Prenatal androgen exposure and children's aggressive behavior and activity level.

Hormones and Behavior
Volume 96, November 2017, Pages 156-165

Prenatal androgen exposure and children’s aggressive behavior and activity level.

Horm Behav. 2017 Nov;96:156-165

Authors: Spencer D, Pasterski V, Neufeld S, Glover V, O'Connor TG, Hindmarsh PC, Hughes IA, Acerini CL, Hines M

Highlights

  • Prenatal androgen exposure linked to aggression but not activity in girls with CAH
  • Sex differences in aggression and activity found in healthy children
  • Amniotic fluid testosterone unrelated to aggression or activity in healthy sample
  • Amniotic fluid testosterone may not be an adequate measure for these outcomes


Abstract

Some human behaviors, including aggression and activity level, differ on average for males and females.

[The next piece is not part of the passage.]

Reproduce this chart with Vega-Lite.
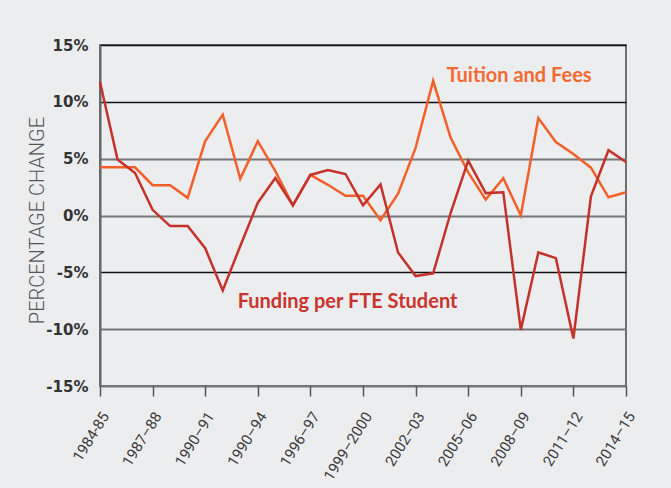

Here we report findings from two studies investigating possible relations between prenatal androgen and children's aggression and activity level. For study 1, aggression and activity level scores for 43 girls and 38 boys, aged 4 to 11years, with congenital adrenal hyperplasia (CAH, a genetic condition causing increased adrenal androgen production beginning prenatally) were compared to those of similarly-aged, unaffected relatives (41 girls, 31 boys). Girls with CAH scored higher on aggression than unaffected girls, d=0.69, and unaffected boys scored higher on activity level than unaffected girls, d=0.50. No other group differences were significant. For study 2, the relationship of amniotic fluid testosterone to aggression and activity level was investigated in typically-developing children (48 girls, 44 boys), aged 3 to 5years. Boys scored higher than girls on aggression, d=0.41, and activity level, d=0.50. However, amniotic fluid testosterone was not a significant predictor of aggression or activity level for either sex. The results of the two studies provide some support for an influence of prenatal androgen exposure on children's aggressive behavior, but not activity level. The within-sex variation in amniotic fluid testosterone may not be sufficient to allow reliable assessment of relations to aggression or activity level.